9. A construction method for a large-angle sloping roof steel structure according to claim 1, wherein the specific steps are as follows:

step 1: reserving a supporting embedded part and/or a fastener for constructing a large□ angle sloping roof steel structure during the construction of a main body structure;

step 2: installing a temporary frame support (1) on the main body structure;

step 3: installing an intermediate platform (2) on the temporary frame support (1);

step 4: connecting an inclined main supporting steel column (3) at a corner of the intermediate platform (2);

step 5: connecting a wind-proof surrounding beam (5) at the top of the inclined main supporting steel column (3);

step 6: connecting a tectonic steel column (4) above the wind-proof surrounding beam (5);

step 7: connecting a roof purlin (6) between the inclined main supporting steel columns (3);

step 8: removing the temporary supporting frame (1) and completing the construction of the large-angle sloping roof steel structure.
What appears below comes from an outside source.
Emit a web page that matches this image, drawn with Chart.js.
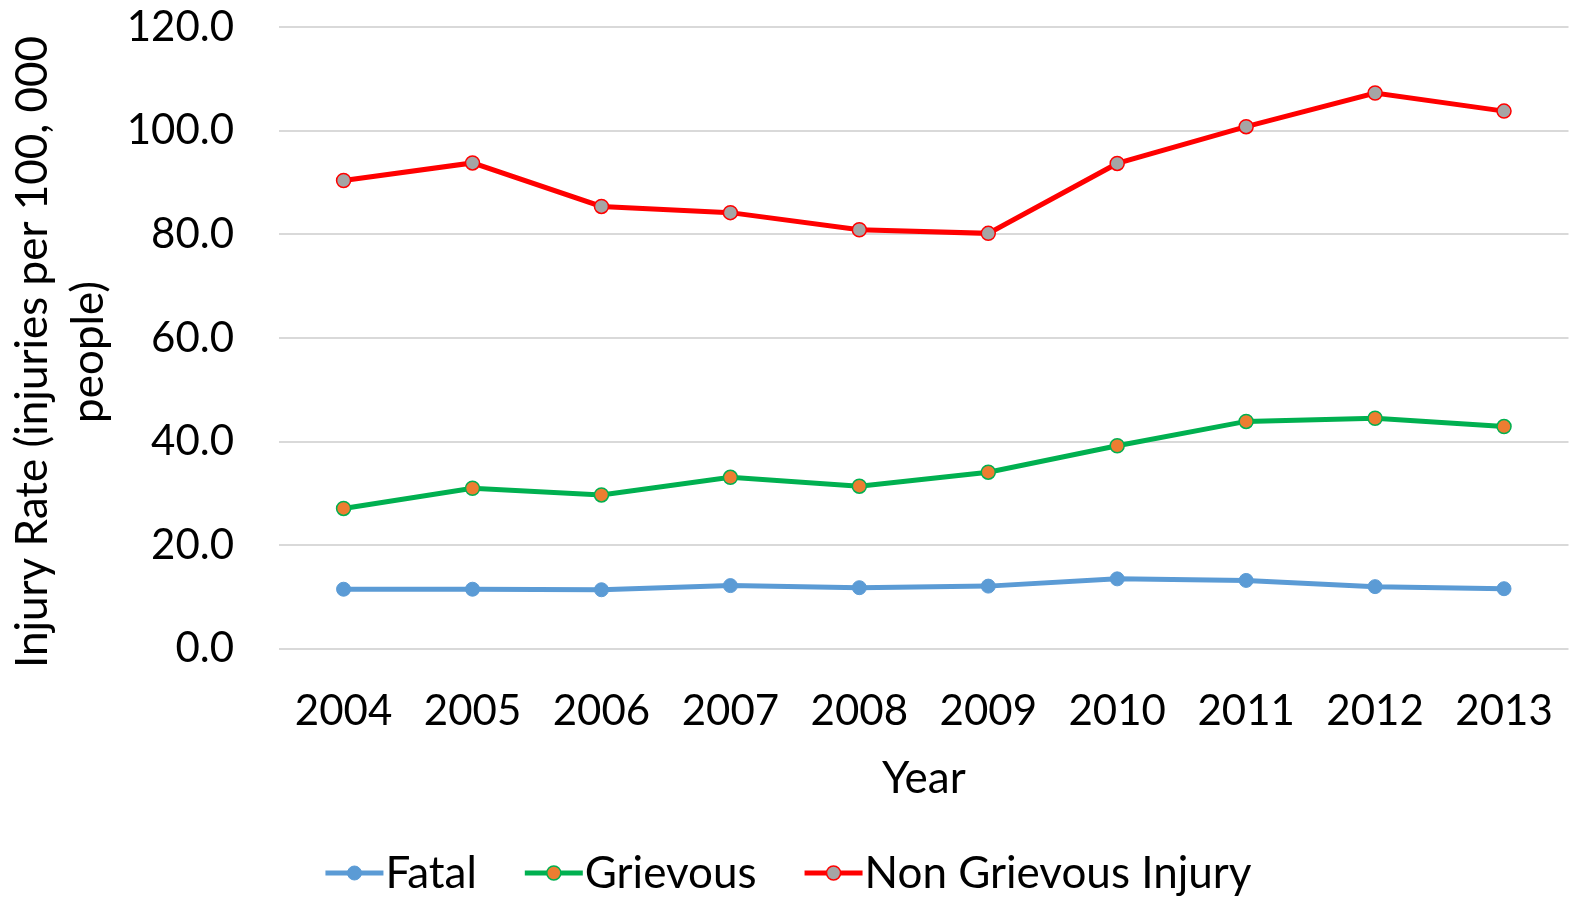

10. The construction method for a large-angle sloping roof steel structure according to claim 9, wherein in the step 2, the temporary frame support (1) is a three-dimensional frame structure and comprises at least four upright posts (10) and a cross beam (13) horizontally connected between the upper and lower ends of the adjacent upright posts;

the lower end of the upright post (10) is connected with the main body structure through a supporting embedded part (14), and the upper end is provided with a limit mast (15) connecting to the intermediate platform;

the four limit masts (15) are provided in a group, are arranged at the top of the upright posts symmetrically and are limited at both sides of a lateral side of a lower rectangular grid frame of the intermediate platform;

four diagonal supporting bars (11) are connected in a rectangular frame enclosed by the upright posts (10) and the cross beams (13), wherein the diagonal supporting bars (11) are spliced into a diamond shape, and the ends of the diagonal supporting bars are connected with the corresponding upright posts (10) or the cross beams (13) through diagonal supporting bar connecting plates (12).